While he goes to read to her, Jem learns as Atticus has taught him,

[people] are entitled to full respect for their opinions....[but] she's old and ill.  You can't hold her responsible for what she says and does.

As Jem reads he tries to skip words that he cannot pronounce, but Mrs. Dubose catches him and makes him spell it out.  From reading to Mrs. Dubose, Jem learns patience, courage, and tolerance of the idiosyncrasies of others.  That he has learned this lesson is evidenced in Chapter 13 when he urges Scout not to "antagonize" Aunt Alexandria because Atticus "has got a lot on his mind now, without us worrying him." 

When the mob threatens Atticus at the jail in Chapter 15, Jem refuses to leave when told to do so by his father; he courageously insists upon staying in order to try to prevent the men from doing anything to Atticus.  Following his example, Scout speaks to Mr. Cunningham so as to defuse the tension of the angry men.  By singling him out, Scout makes Mr. Cunningham uncomfortable and the men leave on his direction.  Later, when the "full meaning of the night's events hit" Scout, her brother Jem tolerantly

was awfully nice about it:  for once he didn't remind me that people nearly nine years old didn't do things like that.

In Chapter 17 the adults think that Scout should not hear what is being said at the trial of Tom Robinson, but Jem tells the Reverend Sykes that Scout "doesn't understand it...she ain't nine yet."  Then, when the Reverend becomes anxious about Atticus knowing that the children are there, Jem allays his fears by saying, "He can't see us this far away.  It's all right, Reverend."

By the end of Chapter 23, Jem declares that he understands why Boo Radley does not leave his house:  the world is too confusing and too corrupt.

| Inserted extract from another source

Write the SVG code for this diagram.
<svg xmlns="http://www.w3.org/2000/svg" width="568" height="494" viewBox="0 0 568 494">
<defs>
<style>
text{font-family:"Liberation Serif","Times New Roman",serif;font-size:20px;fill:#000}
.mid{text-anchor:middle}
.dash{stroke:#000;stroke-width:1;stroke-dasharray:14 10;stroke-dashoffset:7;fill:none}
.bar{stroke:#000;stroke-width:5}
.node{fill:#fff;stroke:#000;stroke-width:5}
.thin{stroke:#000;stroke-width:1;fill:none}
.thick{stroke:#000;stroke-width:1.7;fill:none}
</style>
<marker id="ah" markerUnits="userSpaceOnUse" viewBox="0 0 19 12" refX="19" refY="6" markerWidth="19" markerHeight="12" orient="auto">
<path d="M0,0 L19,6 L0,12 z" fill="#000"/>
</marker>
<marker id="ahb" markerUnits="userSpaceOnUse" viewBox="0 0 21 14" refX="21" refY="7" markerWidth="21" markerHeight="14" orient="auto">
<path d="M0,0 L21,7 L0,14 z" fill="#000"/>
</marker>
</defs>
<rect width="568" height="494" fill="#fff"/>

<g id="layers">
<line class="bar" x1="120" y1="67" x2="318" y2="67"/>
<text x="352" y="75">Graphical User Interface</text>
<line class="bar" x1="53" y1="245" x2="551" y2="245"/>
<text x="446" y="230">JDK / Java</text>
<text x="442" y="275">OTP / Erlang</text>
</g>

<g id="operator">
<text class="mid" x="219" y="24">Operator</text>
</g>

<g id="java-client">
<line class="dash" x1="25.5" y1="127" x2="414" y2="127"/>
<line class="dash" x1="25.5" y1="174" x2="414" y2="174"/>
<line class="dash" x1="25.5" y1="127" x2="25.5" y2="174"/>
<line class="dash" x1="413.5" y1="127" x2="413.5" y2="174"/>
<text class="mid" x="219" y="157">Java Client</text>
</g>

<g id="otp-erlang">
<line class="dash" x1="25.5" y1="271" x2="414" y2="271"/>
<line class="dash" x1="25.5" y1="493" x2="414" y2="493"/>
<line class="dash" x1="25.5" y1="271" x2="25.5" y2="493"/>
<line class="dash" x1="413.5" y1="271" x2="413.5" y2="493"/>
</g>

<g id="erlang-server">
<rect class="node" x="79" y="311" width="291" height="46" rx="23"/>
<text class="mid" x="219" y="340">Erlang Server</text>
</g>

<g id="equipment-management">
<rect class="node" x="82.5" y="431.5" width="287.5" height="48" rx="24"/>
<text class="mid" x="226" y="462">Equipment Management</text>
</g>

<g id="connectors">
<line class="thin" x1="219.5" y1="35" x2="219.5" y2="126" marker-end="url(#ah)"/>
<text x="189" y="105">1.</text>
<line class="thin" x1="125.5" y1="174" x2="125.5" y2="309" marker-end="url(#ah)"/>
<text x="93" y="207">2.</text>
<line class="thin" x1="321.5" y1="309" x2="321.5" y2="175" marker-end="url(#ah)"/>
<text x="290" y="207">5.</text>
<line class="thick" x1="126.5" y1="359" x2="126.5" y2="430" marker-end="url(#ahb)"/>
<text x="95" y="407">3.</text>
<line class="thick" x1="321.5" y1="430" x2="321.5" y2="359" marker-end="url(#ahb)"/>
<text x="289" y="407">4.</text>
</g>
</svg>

If there's just one kind of folks, why can't they get along with each other?  If they're all alike, why do they go out of their way to despise each other?  Scout, I think I'm beginning to understand something, I think I'm beginning to understand why Boo Radley's stayed shut up in the house all this time...it's because he wants to stay inside. 

Clearly, from his experiences with Mrs. Dubose, Jem has learned to see and listen first and form judgments later; he has also acquired courage.